FBI chief seeks review of fatal shooting

By Natalia Muñoz

The Republican, September 28, 2005

The FBI director has called for an independent review by the inspector general into the agency's fatal shooting of a Puerto Rican fugitive and leader of an armed political struggle following requests from all three Puerto Rican congressmen and the island's leadership.

The death of Filiberto Ojeda Ríos, 72, after a standoff with dozens of FBI agents in Puerto Rico Friday has already prompted protests from the island's governor, who was not informed of the operation.

John Miller, a spokesman for the FBI, said, "Based on the preliminary information available to us, we have every reason to believe the agents acted properly."

FBI Director Robert S. Mueller called for an independent probe by the Inspector General, Miller said, because a "number of supporters of Ojeda Ríos, as well as some public officials in the Commonwealth of Puerto Rico and elsewhere, have raised questions and in some instances made allegations about the FBI's handling of the incident."

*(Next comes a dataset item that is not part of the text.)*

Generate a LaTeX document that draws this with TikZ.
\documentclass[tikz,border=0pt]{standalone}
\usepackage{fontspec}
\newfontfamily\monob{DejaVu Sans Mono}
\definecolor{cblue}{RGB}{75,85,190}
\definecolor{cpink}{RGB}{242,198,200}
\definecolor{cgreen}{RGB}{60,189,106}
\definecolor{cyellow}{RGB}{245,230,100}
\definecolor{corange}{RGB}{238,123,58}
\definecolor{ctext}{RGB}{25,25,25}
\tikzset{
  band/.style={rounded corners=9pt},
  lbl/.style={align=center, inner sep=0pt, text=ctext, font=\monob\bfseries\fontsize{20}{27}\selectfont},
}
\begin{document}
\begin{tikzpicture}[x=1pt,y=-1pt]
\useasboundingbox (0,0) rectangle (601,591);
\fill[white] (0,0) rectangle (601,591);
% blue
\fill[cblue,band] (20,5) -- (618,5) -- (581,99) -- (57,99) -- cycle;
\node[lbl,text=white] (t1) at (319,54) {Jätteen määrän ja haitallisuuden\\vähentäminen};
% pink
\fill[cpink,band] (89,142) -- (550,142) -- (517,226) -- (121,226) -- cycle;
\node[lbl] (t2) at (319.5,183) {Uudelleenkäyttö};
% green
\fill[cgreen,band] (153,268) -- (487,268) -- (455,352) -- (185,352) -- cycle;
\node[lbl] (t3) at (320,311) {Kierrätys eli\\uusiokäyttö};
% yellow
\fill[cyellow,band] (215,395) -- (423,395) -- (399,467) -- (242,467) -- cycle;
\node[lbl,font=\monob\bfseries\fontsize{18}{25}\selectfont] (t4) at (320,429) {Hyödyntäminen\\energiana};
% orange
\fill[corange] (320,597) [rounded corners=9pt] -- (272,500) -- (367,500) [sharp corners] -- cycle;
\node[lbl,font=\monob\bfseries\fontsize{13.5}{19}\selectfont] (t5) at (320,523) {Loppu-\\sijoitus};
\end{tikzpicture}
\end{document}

Ojeda Rios had been sought by the FBI for 15 years, since he slipped away from federal authorities while on bail for his role in the 1983 $7.1 million heist of a Wells Fargo armored truck in Hartford. He led Los Macheteros, or Cane Cutters, in an armed political struggle for the island's independence in the late 1970s and early 1980s.

The group killed two off-duty sailors and exploded nine empty jet fighters in the 1980s in Puerto Rico.

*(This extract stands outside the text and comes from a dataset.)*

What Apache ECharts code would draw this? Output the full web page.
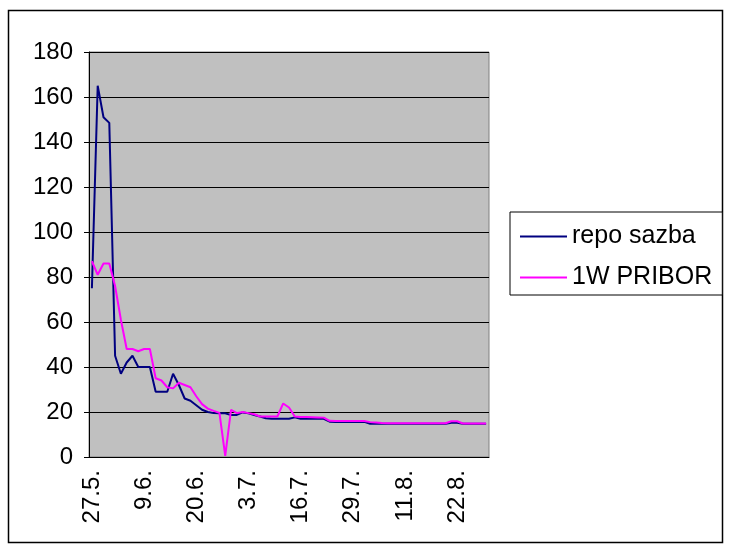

"The FBI acted in Puerto Rico in a manner that can only be described as colonist," states the letter signed by U.S. Reps. José Serrano, D-New York; Luis Gutiérrez, D-Ill.; and Nydia Velázquez, D-New York.

"Was the FBI aware that any action taken on this particular day against a renowned leader of a group that advocates for the independence of Puerto Rico would be almost universally interpreted as a provocation and insult?"

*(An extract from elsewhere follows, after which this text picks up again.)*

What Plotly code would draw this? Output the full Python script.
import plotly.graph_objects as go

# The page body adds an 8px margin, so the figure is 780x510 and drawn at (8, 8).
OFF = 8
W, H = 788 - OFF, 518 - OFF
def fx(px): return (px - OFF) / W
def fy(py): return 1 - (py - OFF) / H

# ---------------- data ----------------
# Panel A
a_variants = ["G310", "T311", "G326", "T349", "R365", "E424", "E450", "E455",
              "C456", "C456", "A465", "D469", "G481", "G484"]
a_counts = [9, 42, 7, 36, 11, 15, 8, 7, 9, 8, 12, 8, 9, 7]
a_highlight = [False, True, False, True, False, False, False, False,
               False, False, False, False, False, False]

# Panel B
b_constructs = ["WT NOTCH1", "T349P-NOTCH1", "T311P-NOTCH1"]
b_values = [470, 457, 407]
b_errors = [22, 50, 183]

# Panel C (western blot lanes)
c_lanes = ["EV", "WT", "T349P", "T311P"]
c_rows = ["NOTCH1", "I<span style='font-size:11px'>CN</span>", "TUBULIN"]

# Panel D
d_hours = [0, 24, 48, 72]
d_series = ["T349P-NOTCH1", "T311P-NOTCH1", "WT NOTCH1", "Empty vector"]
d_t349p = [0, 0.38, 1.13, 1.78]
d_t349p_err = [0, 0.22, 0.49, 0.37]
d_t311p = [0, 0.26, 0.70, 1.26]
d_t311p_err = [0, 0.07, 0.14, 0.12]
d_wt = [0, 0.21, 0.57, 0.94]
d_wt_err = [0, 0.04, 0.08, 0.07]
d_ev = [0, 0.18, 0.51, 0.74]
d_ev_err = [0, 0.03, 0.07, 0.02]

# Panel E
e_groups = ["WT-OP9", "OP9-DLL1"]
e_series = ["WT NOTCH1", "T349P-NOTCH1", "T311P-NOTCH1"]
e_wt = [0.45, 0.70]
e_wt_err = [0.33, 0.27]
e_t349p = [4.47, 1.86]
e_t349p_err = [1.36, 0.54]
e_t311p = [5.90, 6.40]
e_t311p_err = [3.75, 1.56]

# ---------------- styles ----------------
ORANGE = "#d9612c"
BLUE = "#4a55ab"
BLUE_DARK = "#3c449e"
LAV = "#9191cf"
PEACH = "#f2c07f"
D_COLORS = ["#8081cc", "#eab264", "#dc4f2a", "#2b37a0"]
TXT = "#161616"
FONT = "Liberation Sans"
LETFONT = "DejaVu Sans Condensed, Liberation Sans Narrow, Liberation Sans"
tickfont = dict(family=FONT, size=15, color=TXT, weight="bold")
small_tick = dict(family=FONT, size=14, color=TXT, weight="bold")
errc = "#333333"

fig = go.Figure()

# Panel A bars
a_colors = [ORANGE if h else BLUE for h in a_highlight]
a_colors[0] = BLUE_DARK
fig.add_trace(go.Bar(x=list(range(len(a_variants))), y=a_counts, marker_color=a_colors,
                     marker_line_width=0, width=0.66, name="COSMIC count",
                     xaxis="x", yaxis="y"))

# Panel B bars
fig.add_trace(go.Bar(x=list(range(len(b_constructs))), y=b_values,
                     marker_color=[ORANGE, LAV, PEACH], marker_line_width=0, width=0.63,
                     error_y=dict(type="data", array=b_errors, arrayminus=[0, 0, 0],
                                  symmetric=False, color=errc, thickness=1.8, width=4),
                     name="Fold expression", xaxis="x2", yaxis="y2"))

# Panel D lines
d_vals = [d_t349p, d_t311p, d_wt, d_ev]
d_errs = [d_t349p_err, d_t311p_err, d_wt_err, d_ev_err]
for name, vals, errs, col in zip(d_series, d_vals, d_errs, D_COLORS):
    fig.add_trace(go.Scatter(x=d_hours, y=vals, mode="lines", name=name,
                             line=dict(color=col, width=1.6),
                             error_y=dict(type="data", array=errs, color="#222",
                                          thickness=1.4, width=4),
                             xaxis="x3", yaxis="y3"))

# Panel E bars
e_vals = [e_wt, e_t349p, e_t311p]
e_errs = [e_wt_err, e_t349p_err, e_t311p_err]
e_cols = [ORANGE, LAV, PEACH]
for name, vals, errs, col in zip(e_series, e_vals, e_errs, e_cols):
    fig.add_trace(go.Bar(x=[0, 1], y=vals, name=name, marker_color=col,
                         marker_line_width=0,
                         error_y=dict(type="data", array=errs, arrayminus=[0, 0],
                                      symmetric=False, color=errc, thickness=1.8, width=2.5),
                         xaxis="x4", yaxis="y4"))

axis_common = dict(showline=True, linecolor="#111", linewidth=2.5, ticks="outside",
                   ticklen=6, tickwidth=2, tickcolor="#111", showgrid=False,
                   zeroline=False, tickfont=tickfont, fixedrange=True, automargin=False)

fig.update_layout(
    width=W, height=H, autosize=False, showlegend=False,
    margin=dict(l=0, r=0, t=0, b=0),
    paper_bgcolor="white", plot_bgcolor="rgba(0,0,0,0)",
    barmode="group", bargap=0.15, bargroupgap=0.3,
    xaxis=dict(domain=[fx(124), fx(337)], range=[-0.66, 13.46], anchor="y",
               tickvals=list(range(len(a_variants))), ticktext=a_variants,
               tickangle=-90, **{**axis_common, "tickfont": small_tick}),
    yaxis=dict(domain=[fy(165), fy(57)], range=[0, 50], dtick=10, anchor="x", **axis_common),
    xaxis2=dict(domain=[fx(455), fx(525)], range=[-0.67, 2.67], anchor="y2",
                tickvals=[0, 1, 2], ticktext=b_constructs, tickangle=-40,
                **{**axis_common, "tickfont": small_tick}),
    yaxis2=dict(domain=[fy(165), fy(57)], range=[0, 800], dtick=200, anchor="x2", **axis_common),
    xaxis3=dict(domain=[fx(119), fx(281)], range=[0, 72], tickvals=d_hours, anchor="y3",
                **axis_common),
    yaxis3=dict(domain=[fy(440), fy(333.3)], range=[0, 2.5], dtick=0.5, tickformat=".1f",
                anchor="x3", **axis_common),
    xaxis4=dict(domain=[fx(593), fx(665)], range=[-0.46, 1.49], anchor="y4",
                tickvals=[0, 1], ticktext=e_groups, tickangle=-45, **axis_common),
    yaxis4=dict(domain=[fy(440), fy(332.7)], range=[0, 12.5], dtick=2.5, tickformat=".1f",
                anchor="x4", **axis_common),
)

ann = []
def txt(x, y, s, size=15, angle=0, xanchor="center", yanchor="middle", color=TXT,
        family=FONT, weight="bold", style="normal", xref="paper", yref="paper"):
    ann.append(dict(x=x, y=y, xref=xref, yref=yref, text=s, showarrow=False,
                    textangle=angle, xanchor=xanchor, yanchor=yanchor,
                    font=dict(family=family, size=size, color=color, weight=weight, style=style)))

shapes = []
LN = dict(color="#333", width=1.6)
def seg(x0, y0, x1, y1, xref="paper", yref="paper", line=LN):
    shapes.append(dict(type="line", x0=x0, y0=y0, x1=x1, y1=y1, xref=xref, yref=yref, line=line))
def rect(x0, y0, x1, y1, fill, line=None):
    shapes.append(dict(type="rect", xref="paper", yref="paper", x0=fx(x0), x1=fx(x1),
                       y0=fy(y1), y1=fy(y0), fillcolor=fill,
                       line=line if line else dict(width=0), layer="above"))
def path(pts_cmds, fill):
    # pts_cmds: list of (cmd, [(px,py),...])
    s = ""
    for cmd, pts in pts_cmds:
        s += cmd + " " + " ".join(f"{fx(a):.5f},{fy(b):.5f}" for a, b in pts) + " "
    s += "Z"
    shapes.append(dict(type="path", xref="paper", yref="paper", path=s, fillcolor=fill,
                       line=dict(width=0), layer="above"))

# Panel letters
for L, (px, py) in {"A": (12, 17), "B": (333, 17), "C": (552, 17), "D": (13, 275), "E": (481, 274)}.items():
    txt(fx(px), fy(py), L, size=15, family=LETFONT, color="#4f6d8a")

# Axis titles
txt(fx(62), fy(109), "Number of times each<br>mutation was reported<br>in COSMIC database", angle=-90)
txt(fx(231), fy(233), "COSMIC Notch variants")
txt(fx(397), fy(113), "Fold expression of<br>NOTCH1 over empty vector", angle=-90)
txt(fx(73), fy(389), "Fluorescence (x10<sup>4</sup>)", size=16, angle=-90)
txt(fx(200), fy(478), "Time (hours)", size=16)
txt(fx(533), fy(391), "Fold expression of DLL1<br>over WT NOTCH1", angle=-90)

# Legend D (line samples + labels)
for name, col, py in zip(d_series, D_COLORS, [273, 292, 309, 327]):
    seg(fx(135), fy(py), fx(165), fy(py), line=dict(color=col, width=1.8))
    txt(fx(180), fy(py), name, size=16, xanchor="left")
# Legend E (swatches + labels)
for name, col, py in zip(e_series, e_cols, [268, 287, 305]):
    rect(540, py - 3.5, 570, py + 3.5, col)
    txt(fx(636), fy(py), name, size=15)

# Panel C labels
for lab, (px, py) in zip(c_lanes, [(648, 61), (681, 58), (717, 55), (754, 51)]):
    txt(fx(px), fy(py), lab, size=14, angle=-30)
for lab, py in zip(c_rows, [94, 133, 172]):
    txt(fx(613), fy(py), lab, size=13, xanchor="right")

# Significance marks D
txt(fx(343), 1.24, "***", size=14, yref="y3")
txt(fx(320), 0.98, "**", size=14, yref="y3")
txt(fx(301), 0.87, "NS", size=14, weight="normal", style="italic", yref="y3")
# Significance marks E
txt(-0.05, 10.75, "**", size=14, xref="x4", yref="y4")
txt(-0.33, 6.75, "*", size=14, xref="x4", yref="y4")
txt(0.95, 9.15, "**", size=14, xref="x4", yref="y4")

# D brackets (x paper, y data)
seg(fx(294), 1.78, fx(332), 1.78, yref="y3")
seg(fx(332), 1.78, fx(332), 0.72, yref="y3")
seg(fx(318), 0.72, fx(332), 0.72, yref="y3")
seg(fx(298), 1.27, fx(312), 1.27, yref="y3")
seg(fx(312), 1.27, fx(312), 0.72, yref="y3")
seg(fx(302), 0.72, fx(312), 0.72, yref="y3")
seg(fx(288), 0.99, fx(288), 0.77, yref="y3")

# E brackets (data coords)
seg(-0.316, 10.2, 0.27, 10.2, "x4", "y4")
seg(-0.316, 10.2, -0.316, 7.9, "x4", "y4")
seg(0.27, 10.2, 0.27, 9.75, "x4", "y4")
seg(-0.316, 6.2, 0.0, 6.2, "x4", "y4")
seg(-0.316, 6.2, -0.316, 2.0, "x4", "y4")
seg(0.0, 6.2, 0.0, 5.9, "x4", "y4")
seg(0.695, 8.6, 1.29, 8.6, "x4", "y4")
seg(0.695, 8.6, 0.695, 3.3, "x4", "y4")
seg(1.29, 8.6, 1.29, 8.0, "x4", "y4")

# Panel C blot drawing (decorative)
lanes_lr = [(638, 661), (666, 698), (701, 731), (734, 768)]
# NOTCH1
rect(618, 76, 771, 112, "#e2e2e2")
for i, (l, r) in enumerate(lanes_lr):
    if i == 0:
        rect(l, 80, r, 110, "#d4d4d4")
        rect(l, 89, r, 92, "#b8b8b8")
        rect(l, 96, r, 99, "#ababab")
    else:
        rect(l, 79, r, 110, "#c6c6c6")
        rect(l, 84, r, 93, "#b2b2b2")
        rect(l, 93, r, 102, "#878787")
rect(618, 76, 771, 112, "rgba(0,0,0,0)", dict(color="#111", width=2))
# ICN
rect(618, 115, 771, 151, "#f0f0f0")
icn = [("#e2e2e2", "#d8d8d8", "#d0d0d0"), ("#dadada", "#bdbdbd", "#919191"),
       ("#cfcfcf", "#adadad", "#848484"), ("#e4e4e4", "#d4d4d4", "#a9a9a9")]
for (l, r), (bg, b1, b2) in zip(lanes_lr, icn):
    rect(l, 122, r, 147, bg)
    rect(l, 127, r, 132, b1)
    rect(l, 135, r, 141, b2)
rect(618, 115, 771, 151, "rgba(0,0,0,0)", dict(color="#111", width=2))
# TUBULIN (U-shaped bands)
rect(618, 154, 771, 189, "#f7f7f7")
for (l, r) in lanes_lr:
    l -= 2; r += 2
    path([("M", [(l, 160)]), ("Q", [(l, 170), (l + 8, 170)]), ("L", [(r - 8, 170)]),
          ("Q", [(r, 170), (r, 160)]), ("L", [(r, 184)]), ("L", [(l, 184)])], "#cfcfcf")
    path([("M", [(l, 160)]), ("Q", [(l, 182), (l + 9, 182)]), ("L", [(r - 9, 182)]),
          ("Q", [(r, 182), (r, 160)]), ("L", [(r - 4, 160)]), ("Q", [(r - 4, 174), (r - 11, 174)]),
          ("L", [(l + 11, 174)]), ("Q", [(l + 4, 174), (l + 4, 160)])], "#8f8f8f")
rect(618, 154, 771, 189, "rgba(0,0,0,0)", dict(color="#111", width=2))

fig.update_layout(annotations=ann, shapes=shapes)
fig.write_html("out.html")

He was killed Sept. 23, a day that Puerto Ricans commemorate in honor of an 1868 uprising against Spanish tyranny.

Ojeda Rios' shooting has triggered angry backlash against the U.S. government not seen since a military jetfighter practicing maneuvers misfired a 500-pound bomb that accidentally killed a civilian guard on the island of Vieques in 1999. That incident led to four years of continued protests that prompted the U.S. Navy to abandon its exercises there in 2003.

According to island press accounts, thousands paid their respects to Ojeda Rios at two wakes held in the San Juan capitol Monday. He was buried in his Naguabo east coast hometown yesterday.

His wife, Elma Beatriz Rosado Barbosa, said Ojeda Rios had urged her to leave the farmhouse to escape being killed by the FBI, she told local media yesterday.

FBI agents ordered her to kneel but she refused, she said, and so was thrown to the ground and handcuffed.

"Later they put blinders on my eyes and at that moment I knew in my heart that they were going to kill him," she said.

One sharpshooter's bullet in his right clavicle wounded him and his lifeless body was recovered by island authorities 24 hours later, a full day after the shooting when the FBI permitted them to enter the house.

"It is strange to me that this man was killed on Sept. 23, and in a way that is very suspicious," said Serrano, a member of the Homeland Security Subcommittee. "My main concern is that this could be, once again, a certain behavior that we have deplored in the past from the FBI and other federal authorities."

The Associated Press and island press accounts contributed to this report.